Roth 401k and Roth 457 Plans

By now, many people are familiar with the basic concepts of a 401k retirement savings plan. But did you know there are different kinds of 401k plans? Do you know what a 457 plan is, or what its variation, the Roth 457 plan is? If you already have a good understanding of regular 401k plans, or traditional 401k plans, then it’s pretty easy to see the difference. If not, don’t worry, we’ll walk you through it step by step.

Standard Features 401k and 457 Plans

roth 401k and roth 457

The regular parts of a 401k plan are relatively well known. An employer must start and run the 401k plan. Contributions made to the 401k plan are traditionally made with pre-tax dollars. That means that you pay no taxes on the amounts you contribute to a 401k plan. Also, no capital gains taxes or taxes on dividends are due while the money grows inside of the 401k savings plan. In exchange, you cannot withdraw money from a 401k plan prior to age 59 1/2 except in very specific circumstances without penalty. In addition, you will have to pay taxes on the money as you withdraw it from the account. And, finally, once you turn 70 1/2 years old, you will have to start taking requirement minimum distributions (withdrawals), or RMDs from your 401k retirement plan account.

For more information about 401k rules and basics, see the 401k primer. A 457 plan works very much the same way, except they are generally only allowed for government entities, and they have some differences about withdrawing money.

Now we are moving on from Roth 457 vs Roth 401k.

Roth 401k Features

A Roth 401k is to a 401k plan, what a Roth IRA is to a traditional IRA. (Likewise, the Roth 457 retirement plan.) The main difference is between a regular 401k and a Roth 401k is that with a Roth 401k retirement plan, you do NOT make contributions with pre-tax dollars. In other words, you do get taxed on the contributions you make to a Roth 401k. However, unlike a traditional, or regular 401k plan, you do not have to pay taxes on that money, or any of its earnings, when you withdraw it, as long as the account is at least five years old.

Two other very big differences between a Roth 401k and a Roth IRA are that Roth IRA contributions are limited by income, and the maximum contribution is $17,500 per year for a Roth 401k or Roth 457, and a maximum contribution of $5,500 for a Roth IRA. (Plus, catch-up contributions if you are old enough.) You can, however, contribute the maximum to BOTH a 401k and an IRA, including Roth 401k and Roth IRA plans. Furthermore, if the plan allows it, participants can also contribute to BOTH a Roth 401k plan and a Roth 457 plan.

There is one very big difference between Roth 401k plans and Roth IRAs. Required Minimum Distributions, or RMDs do not apply to Roth IRA plans. However, RMDs do apply to all employer sponsored retirement plans, including Roth 401k and Roth 457 plans.

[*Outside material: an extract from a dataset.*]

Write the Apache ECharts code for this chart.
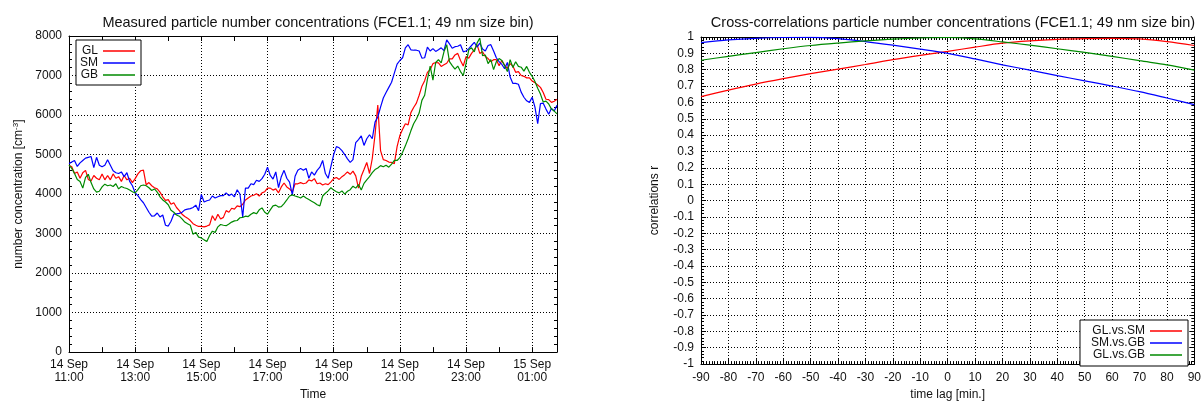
<!DOCTYPE html>
<html><head><meta charset="utf-8">
<script src="https://cdn.jsdelivr.net/npm/echarts@6/dist/echarts.min.js"></script>
<style>html,body{margin:0;padding:0;background:#fff}#c{width:1204px;height:406px}</style>
</head><body><div id="c"></div>
<script>
// ---- Left chart: measured concentrations, 5-min steps starting 14 Sep 11:00 ----
const startDay = 14, startHour = 11, stepMin = 5;
const GL = [4730,4690,4520,4560,4400,4540,4600,4370,4330,4470,
4400,4360,4510,4360,4470,4360,4510,4400,4440,4320,
4470,4360,4400,4290,4390,4510,4590,4605,4235,4290,
4210,4160,4130,4050,3930,3840,3860,3740,3780,3660,
3580,3490,3430,3390,3330,3250,3210,3180,3180,3170,
3190,3220,3450,3330,3490,3370,3410,3580,3540,3640,
3620,3700,3680,3740,3850,3900,3950,3970,4010,3950,
4030,4060,4150,4150,4100,4130,4030,4180,4280,4180,
4130,4050,4260,4260,4290,4260,4280,4360,4330,4390,
4260,4280,4230,4260,4240,4310,4390,4420,4370,4440,
4490,4560,4500,4580,4460,4150,4450,4620,4800,4520,
4900,5500,6250,5100,4870,4850,4810,4800,4770,5200,
5480,5640,5780,5750,6060,6190,6300,6500,6730,6870,
7080,7150,7300,7330,7320,7230,7270,7310,7420,7420,
7520,7560,7380,7240,7480,7440,7560,7650,7780,7560,
7600,7480,7430,7350,7400,7400,7250,7380,7260,7180,
7300,7240,7080,7100,7000,6980,6940,6940,6860,6820,
6760,6700,6570,6400,6390,6320,6350,6400];
const SM = [4770,4810,4850,4700,4790,4850,4910,4930,4950,4670,
4930,4730,4690,4730,4870,4730,4590,4540,4520,4560,
4440,4540,4320,4210,4030,3960,3860,3780,3660,3540,
3440,3450,3520,3420,3470,3210,3190,3310,3490,3500,
3510,3540,3600,3620,3630,3660,3720,3580,3990,3800,
3830,3850,3950,3900,3930,3960,3960,4030,3960,4000,
3930,4110,4000,3420,4150,4150,4260,4240,4350,4320,
4390,4500,4680,4470,4380,4560,4160,4440,4600,4400,
4300,3980,4450,4600,4650,4600,4650,4400,4560,4480,
4600,4680,4850,4520,4400,4700,5000,5200,5170,5100,
5000,4890,4800,4870,5300,5380,5470,5230,5400,5500,
5400,5820,5950,6200,6430,6570,6700,6830,7060,7290,
7380,7450,7700,7780,7650,7640,7640,7620,7440,7450,
7720,7620,7680,7610,7650,7700,7630,7900,7800,7690,
7730,7740,7780,7600,7620,7680,7760,7840,7720,7820,
7670,7620,7760,7780,7620,7450,7350,7280,7170,7330,
6960,6800,6800,6780,6580,6450,6360,6320,6450,6200,
5780,6290,6300,6150,6020,6170,6100,6250];
const GB = [4730,4650,4520,4370,4320,4150,4420,4500,4290,4130,
4050,4070,4180,4250,4210,4230,4190,4260,4130,4190,
4160,4140,4100,4060,4030,4110,4210,4230,4210,4160,
4090,4130,4050,3930,3850,3800,3730,3590,3540,3470,
3440,3370,3290,3250,3210,2980,3030,2910,2890,2840,
2800,2950,3060,3030,3170,3230,3210,3200,3240,3290,
3320,3330,3400,3410,3440,3430,3490,3530,3500,3600,
3650,3540,3490,3600,3700,3720,3670,3680,3760,3850,
3950,3980,3950,3930,3900,3950,3900,3860,3820,3780,
3730,3700,3950,4020,4080,4160,4100,4060,4030,4080,
4000,4070,4110,4200,4150,4240,4100,4270,4360,4440,
4540,4620,4660,4720,4690,4730,4680,4760,4850,4850,
4920,5060,5220,5400,5600,5780,5900,6050,6370,6500,
6900,7240,6880,7330,7400,7320,7600,7780,7350,7250,
7160,7240,7100,7000,7300,7650,7700,7600,7820,7950,
7500,7520,7300,7400,7150,7350,7430,7380,7250,7100,
7400,7200,7350,7230,7210,7110,7230,7080,6980,6850,
6680,6530,6330,6350,6280,6150,6100,6030];
const months = ['Sep'];

// ---- Right chart: cross-correlations vs time lag ----
const lags = [-90,-80,-70,-60,-50,-40,-30,-20,-10,0,10,20,30,40,50,60,70,80,90];
const GLvsSM = [0.635,0.675,0.712,0.745,0.776,0.804,0.832,0.862,0.888,0.912,0.938,0.962,0.976,0.985,0.990,0.992,0.988,0.972,0.948];
const SMvsGB = [0.966,0.982,0.992,0.997,0.998,0.990,0.972,0.950,0.926,0.900,0.866,0.830,0.797,0.764,0.732,0.700,0.666,0.627,0.587];
const GLvsGB = [0.858,0.882,0.905,0.928,0.948,0.963,0.976,0.987,0.994,0.997,0.988,0.970,0.950,0.928,0.906,0.882,0.855,0.830,0.798];

const times = GL.map((_, i) => {
  const tot = startHour * 60 + i * stepMin;
  const d = startDay + Math.floor(tot / 1440);
  const h = Math.floor((tot % 1440) / 60), m = tot % 60;
  return d + ' ' + months[0] + '\n' + String(h).padStart(2, '0') + ':' + String(m).padStart(2, '0');
});

const FONT = 'Liberation Sans';
const TXT = '#111';
const dotted = { show: true, lineStyle: { color: '#000', width: 1, type: [1, 2] } };
const axLine = { show: true, onZero: false, lineStyle: { color: '#000', width: 1 } };
const lbl = { color: TXT, fontFamily: FONT, fontSize: 12 };
const tick = { inside: true, length: 5, lineStyle: { color: '#000' } };

const chart = echarts.init(document.getElementById('c'), null, { renderer: 'canvas' });
chart.setOption({
  animation: false,
  backgroundColor: '#fff',
  textStyle: { fontFamily: FONT },
  title: [
    { text: 'Measured particle number concentrations (FCE1.1; 49 nm size bin)', left: 313, top: 10, textAlign: 'center',
      textStyle: { fontFamily: FONT, fontSize: 14.5, fontWeight: 'normal', color: TXT } },
    { text: 'Cross-correlations particle number concentrations (FCE1.1; 49 nm size bin)', left: 948, top: 10, textAlign: 'center',
      textStyle: { fontFamily: FONT, fontSize: 14.5, fontWeight: 'normal', color: TXT } }
  ],
  legend: [
    { data: ['GL', 'SM', 'GB'], left: 76, top: 40, orient: 'vertical', align: 'right', icon: 'rect',
      itemWidth: 32, itemHeight: 1.5, itemGap: 0, padding: [5, 6, 4, 4],
      borderColor: '#000', borderWidth: 1, backgroundColor: '#fff',
      textStyle: { color: TXT, fontFamily: FONT, fontSize: 12, lineHeight: 11.5 } },
    { data: ['GL.vs.SM', 'SM.vs.GB', 'GL.vs.GB'], right: 16, bottom: 40, orient: 'vertical', align: 'right', icon: 'rect',
      itemWidth: 32, itemHeight: 1.5, itemGap: 0, padding: [5, 6, 5, 11],
      borderColor: '#000', borderWidth: 1, backgroundColor: '#fff',
      textStyle: { color: TXT, fontFamily: FONT, fontSize: 12, lineHeight: 11 } }
  ],
  grid: [
    { left: 69, top: 36, width: 488, height: 324 },
    { left: 701, top: 37, width: 494, height: 333 }
  ],
  xAxis: [
    { type: 'category', gridIndex: 0, data: times, boundaryGap: false, position: 'bottom',
      axisLine: axLine, axisTick: Object.assign({ interval: 11 }, tick),
      axisLabel: Object.assign({ interval: 23, margin: 6, lineHeight: 13 }, lbl),
      splitLine: Object.assign({ interval: 23 }, dotted),
      name: 'Time', nameLocation: 'middle', nameGap: 35, nameTextStyle: lbl },
    { type: 'category', gridIndex: 0, data: times, boundaryGap: false, position: 'top',
      axisLine: axLine, axisTick: Object.assign({ interval: 11 }, tick),
      axisLabel: { show: false }, splitLine: { show: false } },
    { type: 'value', gridIndex: 1, min: -90, max: 90, interval: 10, position: 'bottom',
      axisLine: axLine, axisTick: tick,
      minorTick: { show: true, splitNumber: 10, length: 3, lineStyle: { color: '#000' } },
      axisLabel: Object.assign({ margin: 8 }, lbl), splitLine: dotted,
      name: 'time lag [min.]', nameLocation: 'middle', nameGap: 24, nameTextStyle: lbl },
    { type: 'value', gridIndex: 1, min: -90, max: 90, interval: 10, position: 'top',
      axisLine: axLine, axisTick: tick,
      minorTick: { show: true, splitNumber: 10, length: 3, lineStyle: { color: '#000' } },
      axisLabel: { show: false }, splitLine: { show: false } }
  ],
  yAxis: [
    { type: 'value', gridIndex: 0, min: 0, max: 8000, interval: 1000, position: 'left',
      axisLine: axLine, axisTick: tick,
      minorTick: { show: true, splitNumber: 5, length: 3, lineStyle: { color: '#000' } },
      axisLabel: Object.assign({ margin: 7, formatter: v => String(v) }, lbl), splitLine: dotted,
      name: 'number concentration [cm{sup|-3}]', nameLocation: 'middle', nameGap: 43,
      nameTextStyle: Object.assign({ rich: { sup: { fontSize: 8, verticalAlign: 'top', color: TXT, fontFamily: FONT, padding: [0, 0, 6, 0] } } }, lbl) },
    { type: 'value', gridIndex: 0, min: 0, max: 8000, interval: 1000, position: 'right',
      axisLine: axLine, axisTick: tick,
      minorTick: { show: true, splitNumber: 5, length: 3, lineStyle: { color: '#000' } },
      axisLabel: { show: false }, splitLine: { show: false } },
    { type: 'value', gridIndex: 1, min: -1, max: 1, interval: 0.1, position: 'left',
      axisLine: axLine, axisTick: tick,
      minorTick: { show: true, splitNumber: 5, length: 3, lineStyle: { color: '#000' } },
      axisLabel: Object.assign({ margin: 7, formatter: v => String(Math.round(v * 10) / 10) }, lbl), splitLine: dotted,
      name: 'correlations r', nameLocation: 'middle', nameGap: 40, nameTextStyle: lbl },
    { type: 'value', gridIndex: 1, min: -1, max: 1, interval: 0.1, position: 'right',
      axisLine: axLine, axisTick: tick,
      minorTick: { show: true, splitNumber: 5, length: 3, lineStyle: { color: '#000' } },
      axisLabel: { show: false }, splitLine: { show: false } }
  ],
  series: [
    { name: 'GL', type: 'line', xAxisIndex: 0, yAxisIndex: 0, data: GL, symbol: 'none', color: '#ff0000', lineStyle: { width: 1.2 } },
    { name: 'SM', type: 'line', xAxisIndex: 0, yAxisIndex: 0, data: SM, symbol: 'none', color: '#0000ff', lineStyle: { width: 1.2 } },
    { name: 'GB', type: 'line', xAxisIndex: 0, yAxisIndex: 0, data: GB, symbol: 'none', color: '#008a00', lineStyle: { width: 1.2 } },
    { name: 'GL.vs.SM', type: 'line', xAxisIndex: 2, yAxisIndex: 2, data: lags.map((l, i) => [l, GLvsSM[i]]), symbol: 'none', smooth: 0.3, color: '#ff0000', lineStyle: { width: 1.2 } },
    { name: 'SM.vs.GB', type: 'line', xAxisIndex: 2, yAxisIndex: 2, data: lags.map((l, i) => [l, SMvsGB[i]]), symbol: 'none', smooth: 0.3, color: '#0000ff', lineStyle: { width: 1.2 } },
    { name: 'GL.vs.GB', type: 'line', xAxisIndex: 2, yAxisIndex: 2, data: lags.map((l, i) => [l, GLvsGB[i]]), symbol: 'none', smooth: 0.3, color: '#008a00', lineStyle: { width: 1.2 } }
  ]
});
</script></body></html>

Company Specific 401k Plan Rules

One thing that is less well-known, is that while the basics, and the tax rules of a 401k plan are defined by law and the IRS tax code, there are many parts and features of 401k plans, and 457 plans, which are left to the discretion of the employer in how they want the plan to be set up. For example, individual 401k plans may, or may not, offer in-service withdrawals for employees who still work for the company.

The State of Colorado recently decided to offer Roth 401k plans and Roth 457 plans to state employees who are PERA members. In California many governments (SFMTA, BART, SFERS) offer Roth 457 and traditional 457 plans.

2 thoughts on “Roth 401k and Roth 457 Plans”

  1. Can I contribute the maximum to a Roth 401(k) as well as the maximum to a Roth 457(b) – ie, $37,000 in total to these Roth accounts?